The first thing they look for is coachability. Translation: Will you do what we say without asking why?

If you’re the kind of person who questions authority, asks about taxes, or brings up labor law, congrats. You’re not getting invited to Cancun.

But if you clap at every training PowerPoint and treat your manager like a Navy SEAL?
Welcome to the team, future Top Producer™.

Next, hypeability. These orgs run on energy drinks, fake leaderboards, and Post Malone on aux.

If you’ve ever said the phrase “Let’s gooooooo!” unironically, you’re already halfway to a closing bonus.

If you cry when you hit your first deal?

You’re getting filmed for the training reel.

And the most important trait, delusion.
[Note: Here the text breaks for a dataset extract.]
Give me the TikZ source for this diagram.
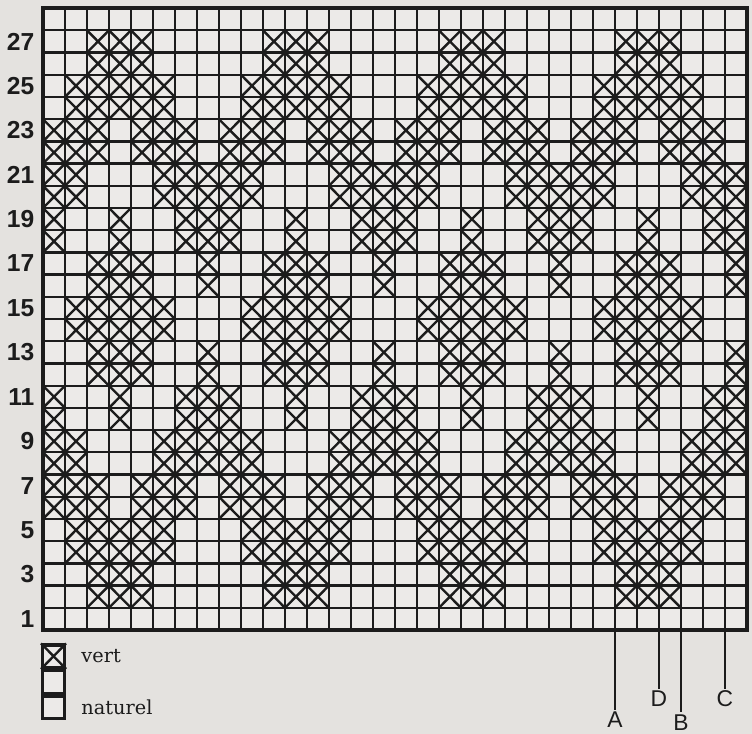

But not in a bad way. In the “I can be the one” way.

They want kids who see door-knocking not as a job, but as a startup origin story.

If you walk into a meeting and say, “I’m gonna be the best who ever did it,” they’re not laughing. They’re handing you a clipboard and pointing at the sun.

You’ll notice something wild once you’re inside.

Everyone talks the same.

It’s like corporate Mad Libs on Monster Energy.

“Trust the process.”
“You either win or you learn.”
“Pain is weakness leaving the body.”
“This job isn’t for everyone, and that’s why it’s for us.”

Ask a knocker how they’re doing after a week of rejections and heat stroke and they’ll say, “Man, I’m learning a lot.”

(That’s code for: “I cried in the Arby’s bathroom but I think it’s part of the grind.”)

It’s not just the money.

It’s the aesthetic.

Knockers post photos like they just closed a million-dollar real estate deal, not a $39 mosquito treatment.

The luxury Airbnb (booked with 18 guys, two beds).
The “work hard, play harder” captions.
The stories of “Team Bonding” that look suspiciously like hazing.

They’re trying to live out Sales Wolf Influencer Fantasy, even if they haven’t made a dime.

Because if it looks like success, it feels like success. And that’s the hook.

Now here’s where it gets real. Every knocker is also a recruiter.

Why?

Because the best way for companies to scale isn’t through customers, it’s through belief spread.

You make a few sales.
You think, “Damn, I’m kind of built for this.”
Your manager says, “You’d make a great leader.”
Suddenly you’re in charge of five new hires and can barely spell W-2.

Welcome to the pyramid-shaped thing that’s definitely not a pyramid scheme.

Totally different. Totally legal. Totally chill.

Most knockers are not dumb.
They’re not lazy.
They’re not evil.

They’re just young, eager, and getting played by a system that knows exactly what it’s doing.

And most of them?
They don’t even see it ‘til it’s already too late.